The life changing magic of not giving a F*ck



I spotted this book a few months back doing the rounds on instagram and had to buy it for two reasons 1. It's instagram pretty and 2. It has a swear word in the title and with a sub-title like "How to stop spending time you don't have doing things you don't want to with people you don't like" I thought I'd be able to take lots of pretty pictures for Instagram and take something from it. 

This book had me loling in the kitchen at work from the get-go with the disclaimer perfectly entitled 'a F*cking Disclaimer' (this was the first time I read a disclaimer so maybe this is something I should consider for the blog?). The book guides the reader through the steps of organising the amount of f*cks they have and using a budget to determine who and what deserves to be given a f*ck about and, who and what doesn't. Knight goes on to explain certain things that she stopped giving a f*ck about (such as buying a friend's peanut butter or attending baby showers) to things that she does give a f*ck about and, how to work out when you're being an asshole by using the NotSorry method - showing that you don't give a f*ck in a polite way that doesn't offend anyone thus making you not sorry about not giving f*ck. 

Knight explains that giving a f*ck is the equivalent of saying yes or no to the choices that we are given to do things that do or do not make us happy and, that by not giving a f*ck about the things that we don't want to, we can find happiness and more time (and f*cks to give) for the people and things that we do enjoy. The essential message of the book is to be  a little kinder to yourself rather than feel obligated to please other people - "Not giving a f*ck- crucially- means releasing yourself from the worry, anxiety, fear and guilt associated with saying no".

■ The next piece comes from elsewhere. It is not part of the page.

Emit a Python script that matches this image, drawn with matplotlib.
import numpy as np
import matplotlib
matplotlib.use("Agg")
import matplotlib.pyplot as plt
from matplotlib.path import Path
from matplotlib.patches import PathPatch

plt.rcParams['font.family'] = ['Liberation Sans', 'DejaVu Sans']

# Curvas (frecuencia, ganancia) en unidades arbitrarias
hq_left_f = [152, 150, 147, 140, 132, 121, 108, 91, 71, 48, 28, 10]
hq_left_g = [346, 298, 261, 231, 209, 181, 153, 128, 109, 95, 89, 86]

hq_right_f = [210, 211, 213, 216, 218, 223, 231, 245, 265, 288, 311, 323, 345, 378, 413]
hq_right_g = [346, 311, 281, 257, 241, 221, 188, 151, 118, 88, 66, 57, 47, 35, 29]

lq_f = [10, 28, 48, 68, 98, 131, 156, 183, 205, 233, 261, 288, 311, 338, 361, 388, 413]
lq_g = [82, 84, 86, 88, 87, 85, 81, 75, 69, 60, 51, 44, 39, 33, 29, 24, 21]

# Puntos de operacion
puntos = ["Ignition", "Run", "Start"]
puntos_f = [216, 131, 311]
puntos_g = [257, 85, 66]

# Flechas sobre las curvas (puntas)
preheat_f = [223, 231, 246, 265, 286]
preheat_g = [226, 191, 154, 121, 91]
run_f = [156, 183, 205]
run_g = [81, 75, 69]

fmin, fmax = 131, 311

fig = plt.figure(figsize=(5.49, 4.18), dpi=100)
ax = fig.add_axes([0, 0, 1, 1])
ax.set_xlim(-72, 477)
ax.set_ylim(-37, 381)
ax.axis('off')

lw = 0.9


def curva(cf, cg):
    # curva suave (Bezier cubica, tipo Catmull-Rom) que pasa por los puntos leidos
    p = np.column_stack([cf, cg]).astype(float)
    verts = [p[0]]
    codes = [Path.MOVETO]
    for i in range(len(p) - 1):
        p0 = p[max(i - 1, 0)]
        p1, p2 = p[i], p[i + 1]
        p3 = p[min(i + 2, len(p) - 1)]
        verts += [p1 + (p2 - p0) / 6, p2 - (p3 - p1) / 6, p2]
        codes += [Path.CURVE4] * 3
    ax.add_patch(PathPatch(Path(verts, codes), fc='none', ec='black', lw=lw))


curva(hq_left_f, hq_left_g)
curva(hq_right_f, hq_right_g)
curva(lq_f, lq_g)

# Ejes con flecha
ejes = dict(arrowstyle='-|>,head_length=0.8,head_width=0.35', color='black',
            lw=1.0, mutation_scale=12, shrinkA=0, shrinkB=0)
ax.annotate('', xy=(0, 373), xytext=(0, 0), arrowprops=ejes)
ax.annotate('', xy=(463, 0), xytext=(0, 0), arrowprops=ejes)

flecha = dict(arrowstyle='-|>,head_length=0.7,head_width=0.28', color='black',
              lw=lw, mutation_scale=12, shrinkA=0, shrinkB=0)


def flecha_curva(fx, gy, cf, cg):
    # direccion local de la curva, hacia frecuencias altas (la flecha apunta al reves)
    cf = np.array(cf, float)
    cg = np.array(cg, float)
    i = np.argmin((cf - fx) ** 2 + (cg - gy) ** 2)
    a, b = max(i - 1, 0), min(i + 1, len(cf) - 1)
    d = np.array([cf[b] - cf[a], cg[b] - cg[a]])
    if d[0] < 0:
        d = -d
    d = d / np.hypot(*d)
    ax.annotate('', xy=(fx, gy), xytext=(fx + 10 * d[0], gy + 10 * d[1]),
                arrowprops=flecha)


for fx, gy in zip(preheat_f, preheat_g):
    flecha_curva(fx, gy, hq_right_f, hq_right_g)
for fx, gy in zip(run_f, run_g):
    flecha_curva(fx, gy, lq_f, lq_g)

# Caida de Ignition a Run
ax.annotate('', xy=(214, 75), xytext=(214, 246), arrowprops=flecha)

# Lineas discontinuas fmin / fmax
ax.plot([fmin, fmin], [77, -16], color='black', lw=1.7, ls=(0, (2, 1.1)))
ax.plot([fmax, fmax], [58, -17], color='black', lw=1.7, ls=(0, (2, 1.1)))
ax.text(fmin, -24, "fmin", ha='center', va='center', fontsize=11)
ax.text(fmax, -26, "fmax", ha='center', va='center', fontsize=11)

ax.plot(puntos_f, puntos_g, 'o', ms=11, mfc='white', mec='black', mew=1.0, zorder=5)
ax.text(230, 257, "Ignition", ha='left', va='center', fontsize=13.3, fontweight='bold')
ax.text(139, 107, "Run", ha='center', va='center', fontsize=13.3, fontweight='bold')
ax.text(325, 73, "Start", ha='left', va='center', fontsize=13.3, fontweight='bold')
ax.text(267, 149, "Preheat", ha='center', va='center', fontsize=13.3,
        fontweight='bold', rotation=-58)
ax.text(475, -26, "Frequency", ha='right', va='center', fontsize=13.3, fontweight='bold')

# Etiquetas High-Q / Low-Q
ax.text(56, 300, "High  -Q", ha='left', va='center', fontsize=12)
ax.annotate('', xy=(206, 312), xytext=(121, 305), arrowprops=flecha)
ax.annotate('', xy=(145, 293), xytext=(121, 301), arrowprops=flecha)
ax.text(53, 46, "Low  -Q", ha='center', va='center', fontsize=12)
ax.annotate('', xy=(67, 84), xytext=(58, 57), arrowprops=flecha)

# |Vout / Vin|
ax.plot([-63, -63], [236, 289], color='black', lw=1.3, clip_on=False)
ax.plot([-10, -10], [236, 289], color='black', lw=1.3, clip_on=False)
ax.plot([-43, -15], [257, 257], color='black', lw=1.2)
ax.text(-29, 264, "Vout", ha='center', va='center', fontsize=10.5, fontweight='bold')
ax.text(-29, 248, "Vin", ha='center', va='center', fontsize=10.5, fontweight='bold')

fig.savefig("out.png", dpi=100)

Whilst reading this book I realised that I stopped giving a f*ck a long time ago however, in my younger years of not giving a f*ck I hadn't applied the NotSorry method and openly shared my lack of f*cks given - p*ssing people off along the way. These days, without realising, I was already applying the NotSorry method to my life by not doing things that I don't want to with people that I don't like. However, whilst I've nailed not giving a f*ck about pointless paperwork, tummy time, birthdays or other people's relationships like a pro, I've realised that I could actually give more fucks about some things. Y'know those couple things that your spouse signs you up for and would really like to attend with them? I'm the kind of person who immediately says no when I don't want to and strongly explain my lack of f*cks for whatever the activity is, leaving Luke pretty stuck. I've learnt from this book that because I do give a f*ck about Luke I have to sacrifice some of the f*cks I have for, say Deadliest Women on Netflix to doing whatever is Luke wants. 

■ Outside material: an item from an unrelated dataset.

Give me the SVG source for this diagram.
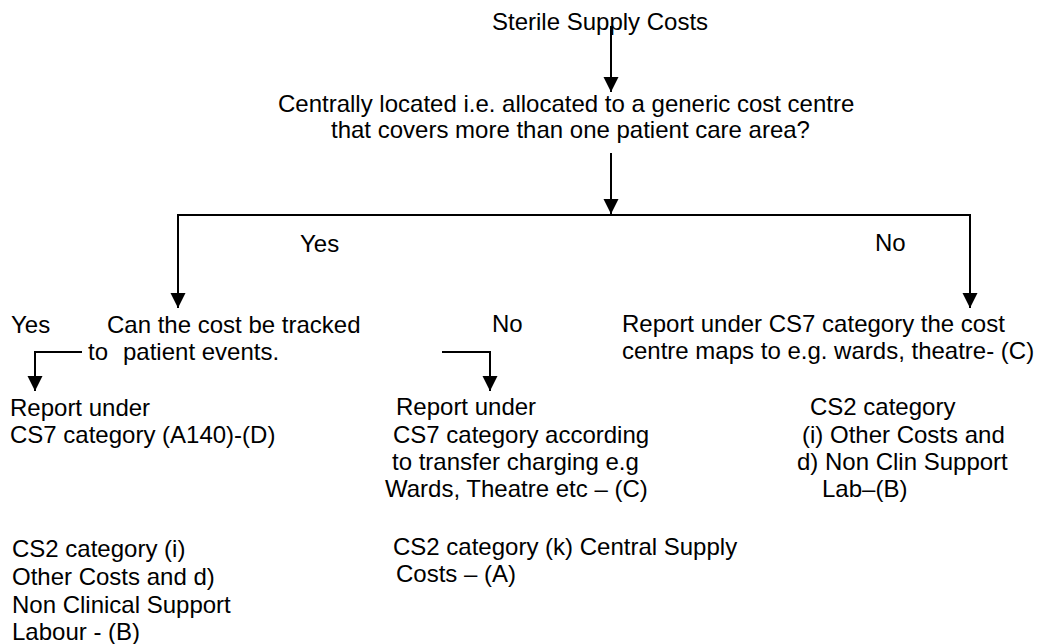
<svg xmlns="http://www.w3.org/2000/svg" width="1037" height="644" viewBox="0 0 1037 644">
<style>
text{font-family:"Liberation Sans",Arial,sans-serif;font-size:24px;fill:#000}
.ln{fill:none;stroke:#000;stroke-width:2}
</style>
<defs>
<marker id="ah" markerUnits="userSpaceOnUse" markerWidth="16" markerHeight="16" refX="15" refY="7.5" orient="auto">
<path d="M0,0 L15,7.5 L0,15 Z" fill="#000"/>
</marker>
</defs>
<rect width="1037" height="644" fill="#fff"/>
<g id="connectors">
<path class="ln" d="M611,26 V92" marker-end="url(#ah)"/>
<path class="ln" d="M611,153 V214"/>
<polygon points="603.5,199 618.5,199 611,214" fill="#000"/>
<path class="ln" d="M178,308 V215 H970 V308" marker-end="url(#ah)"/>
<path class="ln" d="M178,216 V308" marker-end="url(#ah)"/>
<path class="ln" d="M82,352 H35 V391" marker-end="url(#ah)"/>
<path class="ln" d="M442,352 H490 V391" marker-end="url(#ah)"/>
</g>
<g id="n-start"><text x="492" y="30">Sterile Supply Costs</text></g>
<g id="n-question">
<text x="278" y="112">Centrally located i.e. allocated to a generic cost centre</text>
<text x="331" y="138">that covers more than one patient care area?</text>
</g>
<g id="l-yes-top"><text x="300" y="252">Yes</text></g>
<g id="l-no-top"><text x="875" y="251">No</text></g>
<g id="l-yes-left"><text x="11" y="333">Yes</text></g>
<g id="n-track">
<text x="107" y="333">Can the cost be tracked</text>
<text x="88" y="360">to</text>
<text x="123" y="360">patient events.</text>
</g>
<g id="l-no-mid"><text x="492" y="332">No</text></g>
<g id="n-cs7-map">
<text x="622" y="332">Report under CS7 category the cost</text>
<text x="622" y="359">centre maps to e.g. wards, theatre- (C)</text>
</g>
<g id="n-a140">
<text x="10" y="416">Report under</text>
<text x="10" y="443">CS7 category (A140)-(D)</text>
</g>
<g id="n-transfer">
<text x="396" y="415">Report under</text>
<text x="393" y="443">CS7 category according</text>
<text x="392" y="470">to transfer charging e.g</text>
<text x="385" y="497">Wards, Theatre etc – (C)</text>
</g>
<g id="n-cs2-right">
<text x="810" y="415">CS2 category</text>
<text x="802" y="443">(i) Other Costs and</text>
<text x="797" y="470">d) Non Clin Support</text>
<text x="822" y="497">Lab–(B)</text>
</g>
<g id="n-cs2-left">
<text x="12" y="557">CS2 category (i)</text>
<text x="12" y="585">Other Costs and d)</text>
<text x="12" y="613">Non Clinical Support</text>
<text x="12" y="640">Labour - (B)</text>
</g>
<g id="n-cs2-mid">
<text x="393" y="555">CS2 category (k) Central Supply</text>
<text x="396" y="582">Costs – (A)</text>
</g>
</svg>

Although I didn't necessarily find this book useful for not giving a f*ck, I did learn that I could be a little less selfish with my f*ck budget and, more importantly I found this book hilarious; my favourite line: "Part of the reason children don't give a f*ck is that they have no life experience. Their minds are tidy because the world's bullshit is yet to be heaped upon them." If you're not an utter d*ckhed like me and do struggle with saying no without feeling rude, I genuinely think this book would help aside from the constant use of the F word (that I never got bored of) the book comes with a very profound message and honest and blunt advice rather than whimsical claptrap that just leaves you with more questions.